El contraste con China en estos rubros es apabullante. Un querido amigo me hizo llegar un ejemplar de la ley de energía eléctrica de China así como el catálogo de legislaciones y regulaciones en materia de inversión extranjera. Los textos tienen varias características sugerentes: establecen objetivos precisos y mesurables, definen las reglas del juego en todos los sectores de la economía y están enfocados a la promoción de la inversión en cada sector económico. Leídos en conjunto, los dos textos denotan una claridad meridiana sobre lo que se persigue: dónde invertir, en qué sectores, bajo qué reglas, quién dirime disputas, cómo se establecen las tarifas (en este caso en materia de energía) y qué tipo de asociaciones están permitidas y cuales prohibidas. Todo es explícito, todo es claro y nada está diseñado para entorpecer, obstaculizar o conferirle facultades arbitrarias a la autoridad. Para muestra un botón: el primer artículo de la ley de electricidad dice: «Esta ley es aprobada para garantizar y promover el desarrollo de la industria eléctrica y para garantizar los intereses y derechos de quienes ahí inviertan».

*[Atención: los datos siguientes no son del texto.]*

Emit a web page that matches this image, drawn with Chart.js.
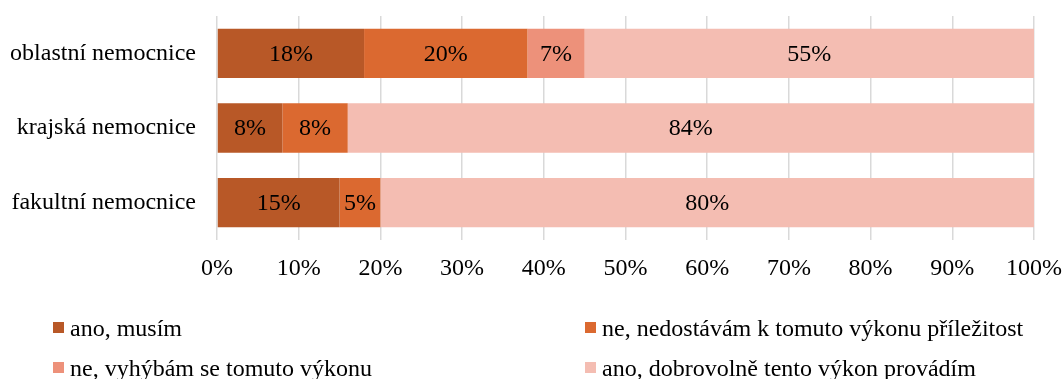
<!DOCTYPE html>
<html lang="cs">
<head>
<meta charset="utf-8">
<script src="https://cdn.jsdelivr.net/npm/chart.js@4/dist/chart.umd.min.js"></script>
<style>
  html, body { margin: 0; padding: 0; background: #fff; }
  #wrap { position: relative; width: 1064px; height: 379px; overflow: hidden; }
  #chart { display: block; }
  .legend-item {
    position: absolute;
    font-family: 'Liberation Serif', 'Times New Roman', serif;
    font-size: 24px;
    color: #000;
    white-space: nowrap;
    line-height: 1;
  }
  .legend-item span.box {
    position: absolute;
    left: -17px;
    top: 6px;
    width: 11px;
    height: 11px;
  }
</style>
</head>
<body>
<div id="wrap">
  <canvas id="chart" width="1064" height="379"></canvas>
</div>
<script>
// Categories and series (percent of respondents)
const hospitals = ['oblastní nemocnice', 'krajská nemocnice', 'fakultní nemocnice'];
const seriesNames = [
    'ano, musím',
    'ne, nedostávám k tomuto výkonu příležitost',
    'ne, vyhýbám se tomuto výkonu',
    'ano, dobrovolně tento výkon provádím'
];
const mustDo = [18, 8, 15];
const noChance = [20, 8, 5];
const avoid = [7, 0, 0];
const voluntary = [55, 84, 80];
const seriesColors = ['#b85827', '#db6930', '#ed917a', '#f4bdb2'];
const tickValues = [0, 10, 20, 30, 40, 50, 60, 70, 80, 90, 100];

const serif = "'Liberation Serif', 'Times New Roman', serif";

// Legend slots: two columns, two rows
const legendSlots = [
    { left: 70, top: 316 },
    { left: 602, top: 316 },
    { left: 70, top: 356 },
    { left: 602, top: 356 }
];

const wrap = document.getElementById('wrap');
seriesNames.forEach((name, i) => {
    const item = document.createElement('div');
    item.className = 'legend-item';
    item.style.left = legendSlots[i].left + 'px';
    item.style.top = legendSlots[i].top + 'px';
    const box = document.createElement('span');
    box.className = 'box';
    box.style.background = seriesColors[i];
    item.appendChild(box);
    item.appendChild(document.createTextNode(name));
    wrap.appendChild(item);
});

// Write the percentage into each non-empty segment
const segmentLabels = {
    id: 'segmentLabels',
    afterDatasetsDraw(chart) {
        const ctx = chart.ctx;
        ctx.save();
        ctx.font = '24px ' + serif;
        ctx.fillStyle = '#000';
        ctx.textAlign = 'center';
        ctx.textBaseline = 'middle';
        chart.data.datasets.forEach((ds, di) => {
            const meta = chart.getDatasetMeta(di);
            meta.data.forEach((bar, i) => {
                const v = ds.data[i];
                if (!v) return;
                const x = (bar.x + bar.base) / 2;
                ctx.fillText(v + '%', x, bar.y + 1);
            });
        });
        ctx.restore();
    }
};

const allSeries = [mustDo, noChance, avoid, voluntary];

// Drop the automatic label overhang so the plot area is set by layout padding alone
function noOverhang(scale) {
    scale.paddingTop = 0;
    scale.paddingBottom = 0;
    scale.paddingLeft = 0;
    scale.paddingRight = 0;
}

new Chart(document.getElementById('chart'), {
    type: 'bar',
    data: {
        labels: hospitals,
        datasets: allSeries.map((values, i) => ({
            label: seriesNames[i],
            data: values,
            backgroundColor: seriesColors[i],
            borderWidth: 0,
            categoryPercentage: 1,
            barPercentage: 0.66
        }))
    },
    options: {
        indexAxis: 'y',
        responsive: false,
        animation: false,
        layout: { padding: { top: 16, right: 30, left: 0, bottom: 0 } },
        plugins: {
            legend: { display: false },
            tooltip: { enabled: false }
        },
        scales: {
            x: {
                stacked: true,
                min: 0,
                max: 100,
                afterBuildTicks(scale) {
                    scale.ticks = tickValues.map(v => ({ value: v }));
                },
                afterFit(scale) {
                    scale.height = 139;
                    noOverhang(scale);
                },
                grid: { color: '#d9d9d9', lineWidth: 1.5, drawTicks: false },
                border: { display: false },
                ticks: {
                    padding: 14,
                    color: '#000',
                    maxRotation: 0,
                    font: { family: serif, size: 24 },
                    callback: v => v + '%'
                }
            },
            y: {
                stacked: true,
                afterFit(scale) {
                    scale.width = 217;
                    noOverhang(scale);
                },
                grid: { display: false, drawTicks: false },
                border: { display: false },
                ticks: {
                    padding: 21,
                    color: '#000',
                    font: { family: serif, size: 24 }
                }
            }
        }
    },
    plugins: [segmentLabels]
});
</script>
</body>
</html>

En otras palabras, estos textos son producto de un gobierno que definió su estrategia de desarrollo con una perspectiva de futuro. De los textos uno puede inferir que el gobierno sabe qué quiere y que tiene capacidad para controlar los peores instintos y prácticas burocráticas o partidistas. Lo más impresionante es que concibe los recursos naturales, la inversión, la infraestructura y la relación económica con el resto del mundo, tomado todo en conjunto, como medios para lograr (o sostener) elevadas tasas de crecimiento.
En contraste, todo en nuestro gobierno, burocracia, partidos, sindicatos y el viejo establishment empresarial están enfocados a proteger lo existente, a «no moverle» y a facilitar la corrupción. Con esto no estoy sugiriendo que todo esto ocurre necesariamente de manera voluntaria; más bien, que nadie se atreve o puede desafiar las verdades oficiales, los mitos revolucionarios o los intereses que se benefician del statu quo.
Es evidente que en China hay o hubo tantos intereses duros y arraigados como existen en México, todos ellos dedicados a preservar el orden establecido. La gran diferencia es que ahí el gobierno articuló una coalición que le permitió diseñar su estrategia de desarrollo y, con ésta en mano, enfrentárseles. Hoy en día en China no hay obstáculo suficientemente grande: todo lo que contribuya al crecimiento económico es bienvenido.
México no es China ni las circunstancias son iguales, pero las diferencias se pueden llevar al extremo con el único objetivo de asegurar que todo siga igual. Preguntemos e insistamos: ¿por qué no tenemos una estrategia de desarrollo?